Stored data.
[Start]
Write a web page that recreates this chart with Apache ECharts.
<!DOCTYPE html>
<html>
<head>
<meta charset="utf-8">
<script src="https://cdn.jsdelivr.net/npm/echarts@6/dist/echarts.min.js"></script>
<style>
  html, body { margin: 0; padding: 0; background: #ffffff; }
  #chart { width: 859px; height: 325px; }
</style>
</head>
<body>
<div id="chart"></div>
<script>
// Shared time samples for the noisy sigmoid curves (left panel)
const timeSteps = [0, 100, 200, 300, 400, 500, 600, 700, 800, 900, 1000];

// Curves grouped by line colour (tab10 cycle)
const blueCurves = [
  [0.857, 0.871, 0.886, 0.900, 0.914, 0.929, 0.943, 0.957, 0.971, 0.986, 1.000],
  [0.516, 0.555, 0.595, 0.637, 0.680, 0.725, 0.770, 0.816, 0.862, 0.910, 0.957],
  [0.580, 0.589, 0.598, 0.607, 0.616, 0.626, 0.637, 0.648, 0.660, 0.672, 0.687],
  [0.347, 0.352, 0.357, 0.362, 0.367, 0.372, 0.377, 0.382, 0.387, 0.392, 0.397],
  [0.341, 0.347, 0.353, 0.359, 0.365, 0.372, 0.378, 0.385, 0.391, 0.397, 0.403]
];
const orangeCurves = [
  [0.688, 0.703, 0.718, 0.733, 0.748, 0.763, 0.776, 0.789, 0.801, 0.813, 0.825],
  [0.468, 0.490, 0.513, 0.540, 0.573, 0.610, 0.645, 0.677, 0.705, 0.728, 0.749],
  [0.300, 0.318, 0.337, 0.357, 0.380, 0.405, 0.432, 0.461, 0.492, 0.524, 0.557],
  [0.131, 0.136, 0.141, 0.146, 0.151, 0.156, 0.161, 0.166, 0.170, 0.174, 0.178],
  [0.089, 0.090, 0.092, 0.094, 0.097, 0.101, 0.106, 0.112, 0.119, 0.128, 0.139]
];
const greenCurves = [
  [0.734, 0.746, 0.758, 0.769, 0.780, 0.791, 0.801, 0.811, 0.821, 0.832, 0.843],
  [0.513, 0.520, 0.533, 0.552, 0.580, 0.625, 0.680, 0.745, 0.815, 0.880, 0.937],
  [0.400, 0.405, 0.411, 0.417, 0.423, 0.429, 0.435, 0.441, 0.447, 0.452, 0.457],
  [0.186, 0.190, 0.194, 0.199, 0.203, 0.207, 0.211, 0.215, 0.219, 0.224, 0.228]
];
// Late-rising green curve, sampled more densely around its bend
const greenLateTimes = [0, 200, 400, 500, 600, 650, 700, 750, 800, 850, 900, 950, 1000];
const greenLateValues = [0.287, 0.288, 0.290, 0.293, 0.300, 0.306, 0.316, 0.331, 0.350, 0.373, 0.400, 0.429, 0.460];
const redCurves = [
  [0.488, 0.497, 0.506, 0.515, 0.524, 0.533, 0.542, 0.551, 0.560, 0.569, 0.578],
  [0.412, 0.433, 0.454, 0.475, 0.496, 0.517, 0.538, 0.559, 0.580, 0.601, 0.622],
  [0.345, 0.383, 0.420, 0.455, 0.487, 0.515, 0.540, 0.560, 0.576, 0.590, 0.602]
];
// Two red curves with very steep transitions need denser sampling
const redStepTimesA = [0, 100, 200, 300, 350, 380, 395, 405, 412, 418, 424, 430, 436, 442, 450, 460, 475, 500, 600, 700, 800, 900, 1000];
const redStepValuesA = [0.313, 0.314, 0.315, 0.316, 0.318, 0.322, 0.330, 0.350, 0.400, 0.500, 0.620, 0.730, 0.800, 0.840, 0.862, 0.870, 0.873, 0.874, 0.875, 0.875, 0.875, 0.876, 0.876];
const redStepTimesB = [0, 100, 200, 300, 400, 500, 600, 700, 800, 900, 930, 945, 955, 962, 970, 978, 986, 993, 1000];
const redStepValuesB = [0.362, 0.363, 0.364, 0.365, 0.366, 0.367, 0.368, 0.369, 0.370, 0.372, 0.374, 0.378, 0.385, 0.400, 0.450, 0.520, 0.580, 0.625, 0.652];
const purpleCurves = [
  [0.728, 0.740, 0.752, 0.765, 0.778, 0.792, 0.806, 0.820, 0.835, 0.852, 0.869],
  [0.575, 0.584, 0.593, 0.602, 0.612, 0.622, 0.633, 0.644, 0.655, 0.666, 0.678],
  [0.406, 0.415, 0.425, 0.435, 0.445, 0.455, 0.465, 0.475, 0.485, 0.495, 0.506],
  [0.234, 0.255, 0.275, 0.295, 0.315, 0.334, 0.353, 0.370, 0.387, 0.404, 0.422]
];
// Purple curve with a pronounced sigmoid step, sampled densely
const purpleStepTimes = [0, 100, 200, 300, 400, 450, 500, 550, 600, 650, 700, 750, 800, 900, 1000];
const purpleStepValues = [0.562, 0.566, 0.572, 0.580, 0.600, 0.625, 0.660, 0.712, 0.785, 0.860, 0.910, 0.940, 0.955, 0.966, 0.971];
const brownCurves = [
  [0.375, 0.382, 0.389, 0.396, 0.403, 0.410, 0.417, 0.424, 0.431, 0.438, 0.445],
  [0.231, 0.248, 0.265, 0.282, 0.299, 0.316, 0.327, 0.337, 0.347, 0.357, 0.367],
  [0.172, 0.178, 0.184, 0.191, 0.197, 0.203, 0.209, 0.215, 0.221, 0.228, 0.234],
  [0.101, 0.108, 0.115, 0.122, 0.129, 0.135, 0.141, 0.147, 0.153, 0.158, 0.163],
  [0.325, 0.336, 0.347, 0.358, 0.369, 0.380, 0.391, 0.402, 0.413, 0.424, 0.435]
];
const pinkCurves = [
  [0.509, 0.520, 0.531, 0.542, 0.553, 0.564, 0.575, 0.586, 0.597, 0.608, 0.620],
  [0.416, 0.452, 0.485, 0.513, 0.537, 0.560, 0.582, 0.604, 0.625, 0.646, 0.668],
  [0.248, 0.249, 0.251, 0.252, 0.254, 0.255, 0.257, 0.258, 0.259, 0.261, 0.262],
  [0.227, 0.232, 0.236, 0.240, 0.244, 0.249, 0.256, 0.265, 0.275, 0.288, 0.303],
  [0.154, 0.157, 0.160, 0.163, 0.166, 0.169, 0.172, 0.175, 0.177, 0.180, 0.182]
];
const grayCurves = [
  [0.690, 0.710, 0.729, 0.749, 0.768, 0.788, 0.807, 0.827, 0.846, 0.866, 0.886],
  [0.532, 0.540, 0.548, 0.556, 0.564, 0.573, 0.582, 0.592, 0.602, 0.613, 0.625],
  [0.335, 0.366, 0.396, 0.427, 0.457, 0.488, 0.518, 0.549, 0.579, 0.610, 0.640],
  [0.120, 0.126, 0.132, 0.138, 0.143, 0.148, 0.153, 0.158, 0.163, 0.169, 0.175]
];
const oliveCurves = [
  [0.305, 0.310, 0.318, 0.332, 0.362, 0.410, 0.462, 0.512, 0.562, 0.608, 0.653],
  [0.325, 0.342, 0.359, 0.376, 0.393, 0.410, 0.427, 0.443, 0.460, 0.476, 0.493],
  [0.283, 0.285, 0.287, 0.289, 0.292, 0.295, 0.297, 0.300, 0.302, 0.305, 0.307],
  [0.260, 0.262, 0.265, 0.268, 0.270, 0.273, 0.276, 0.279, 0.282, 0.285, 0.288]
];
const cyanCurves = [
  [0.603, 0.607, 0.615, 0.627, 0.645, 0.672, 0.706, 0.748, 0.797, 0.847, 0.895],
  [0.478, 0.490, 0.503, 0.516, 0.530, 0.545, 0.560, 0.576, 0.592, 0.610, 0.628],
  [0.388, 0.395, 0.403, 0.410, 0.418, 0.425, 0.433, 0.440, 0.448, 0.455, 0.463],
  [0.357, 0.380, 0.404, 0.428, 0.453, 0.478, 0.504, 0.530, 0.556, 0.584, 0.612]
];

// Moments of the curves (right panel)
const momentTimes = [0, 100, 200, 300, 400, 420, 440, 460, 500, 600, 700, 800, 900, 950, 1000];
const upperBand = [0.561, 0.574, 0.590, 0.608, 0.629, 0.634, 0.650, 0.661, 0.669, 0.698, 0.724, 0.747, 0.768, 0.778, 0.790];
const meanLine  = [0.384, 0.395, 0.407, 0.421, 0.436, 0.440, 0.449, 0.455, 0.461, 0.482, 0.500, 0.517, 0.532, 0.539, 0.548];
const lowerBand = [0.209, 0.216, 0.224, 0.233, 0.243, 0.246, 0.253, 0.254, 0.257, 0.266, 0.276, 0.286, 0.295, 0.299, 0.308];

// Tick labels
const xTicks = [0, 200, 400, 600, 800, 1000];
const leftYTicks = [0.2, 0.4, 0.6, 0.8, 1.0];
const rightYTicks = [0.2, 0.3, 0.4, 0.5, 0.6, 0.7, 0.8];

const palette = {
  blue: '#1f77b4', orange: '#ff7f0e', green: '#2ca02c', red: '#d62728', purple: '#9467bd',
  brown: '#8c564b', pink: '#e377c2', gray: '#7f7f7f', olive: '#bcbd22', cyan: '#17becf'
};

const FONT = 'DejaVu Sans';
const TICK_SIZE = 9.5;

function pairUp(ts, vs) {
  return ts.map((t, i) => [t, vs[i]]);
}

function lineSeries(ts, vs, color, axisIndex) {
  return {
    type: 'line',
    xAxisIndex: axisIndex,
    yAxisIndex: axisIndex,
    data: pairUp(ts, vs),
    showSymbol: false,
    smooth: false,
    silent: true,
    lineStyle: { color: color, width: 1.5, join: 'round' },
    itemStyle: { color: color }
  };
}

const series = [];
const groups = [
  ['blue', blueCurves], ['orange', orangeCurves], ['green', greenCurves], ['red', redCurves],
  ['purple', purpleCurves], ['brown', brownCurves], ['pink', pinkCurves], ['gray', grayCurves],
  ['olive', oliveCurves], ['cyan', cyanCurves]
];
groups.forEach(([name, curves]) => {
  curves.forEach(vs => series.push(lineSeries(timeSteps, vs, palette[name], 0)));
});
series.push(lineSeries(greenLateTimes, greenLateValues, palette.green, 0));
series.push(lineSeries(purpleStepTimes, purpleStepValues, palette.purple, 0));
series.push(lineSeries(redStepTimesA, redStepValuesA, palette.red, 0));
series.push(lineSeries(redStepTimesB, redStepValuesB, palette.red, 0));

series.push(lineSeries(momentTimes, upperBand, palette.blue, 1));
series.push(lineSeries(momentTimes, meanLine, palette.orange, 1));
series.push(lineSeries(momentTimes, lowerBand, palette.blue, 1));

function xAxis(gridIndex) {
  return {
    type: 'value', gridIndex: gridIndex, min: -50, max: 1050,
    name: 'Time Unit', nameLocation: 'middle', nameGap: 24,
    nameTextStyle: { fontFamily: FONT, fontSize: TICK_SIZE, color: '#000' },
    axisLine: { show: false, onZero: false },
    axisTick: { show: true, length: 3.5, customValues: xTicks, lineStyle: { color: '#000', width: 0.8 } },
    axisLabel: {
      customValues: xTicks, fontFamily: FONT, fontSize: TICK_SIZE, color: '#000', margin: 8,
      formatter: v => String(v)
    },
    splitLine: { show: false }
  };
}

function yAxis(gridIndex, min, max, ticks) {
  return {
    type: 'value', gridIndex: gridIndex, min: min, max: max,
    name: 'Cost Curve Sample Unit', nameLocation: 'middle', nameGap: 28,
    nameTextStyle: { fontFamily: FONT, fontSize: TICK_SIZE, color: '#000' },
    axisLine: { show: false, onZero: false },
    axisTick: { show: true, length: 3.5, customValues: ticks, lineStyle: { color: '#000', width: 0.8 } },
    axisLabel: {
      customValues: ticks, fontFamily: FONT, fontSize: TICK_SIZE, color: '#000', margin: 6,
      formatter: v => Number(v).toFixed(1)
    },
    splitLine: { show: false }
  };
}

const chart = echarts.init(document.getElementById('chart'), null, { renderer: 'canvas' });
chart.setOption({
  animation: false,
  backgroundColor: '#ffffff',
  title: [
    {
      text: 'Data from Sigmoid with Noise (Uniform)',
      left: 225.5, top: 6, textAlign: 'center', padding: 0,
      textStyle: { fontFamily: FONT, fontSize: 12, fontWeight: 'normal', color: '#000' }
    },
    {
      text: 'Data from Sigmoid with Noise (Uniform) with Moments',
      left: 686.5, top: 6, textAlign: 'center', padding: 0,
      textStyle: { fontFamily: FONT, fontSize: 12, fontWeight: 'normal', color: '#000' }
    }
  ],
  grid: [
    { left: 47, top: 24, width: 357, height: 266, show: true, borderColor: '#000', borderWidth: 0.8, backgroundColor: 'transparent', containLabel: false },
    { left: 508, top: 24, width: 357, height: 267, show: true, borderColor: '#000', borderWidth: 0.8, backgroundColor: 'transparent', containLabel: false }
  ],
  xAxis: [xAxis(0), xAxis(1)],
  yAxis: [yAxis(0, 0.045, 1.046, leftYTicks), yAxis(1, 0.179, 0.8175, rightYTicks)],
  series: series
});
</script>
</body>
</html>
[End]
Problem requirements.
Return only the lines from the beginning of the material up to and including the line with "400, 500, 600, 700, 800, 900, 1000];", exactly as written.

Task response.
Write a web page that recreates this chart with Apache ECharts.
<!DOCTYPE html>
<html>
<head>
<meta charset="utf-8">
<script src="https://cdn.jsdelivr.net/npm/echarts@6/dist/echarts.min.js"></script>
<style>
  html, body { margin: 0; padding: 0; background: #ffffff; }
  #chart { width: 859px; height: 325px; }
</style>
</head>
<body>
<div id="chart"></div>
<script>
// Shared time samples for the noisy sigmoid curves (left panel)
const timeSteps = [0, 100, 200, 300, 400, 500, 600, 700, 800, 900, 1000];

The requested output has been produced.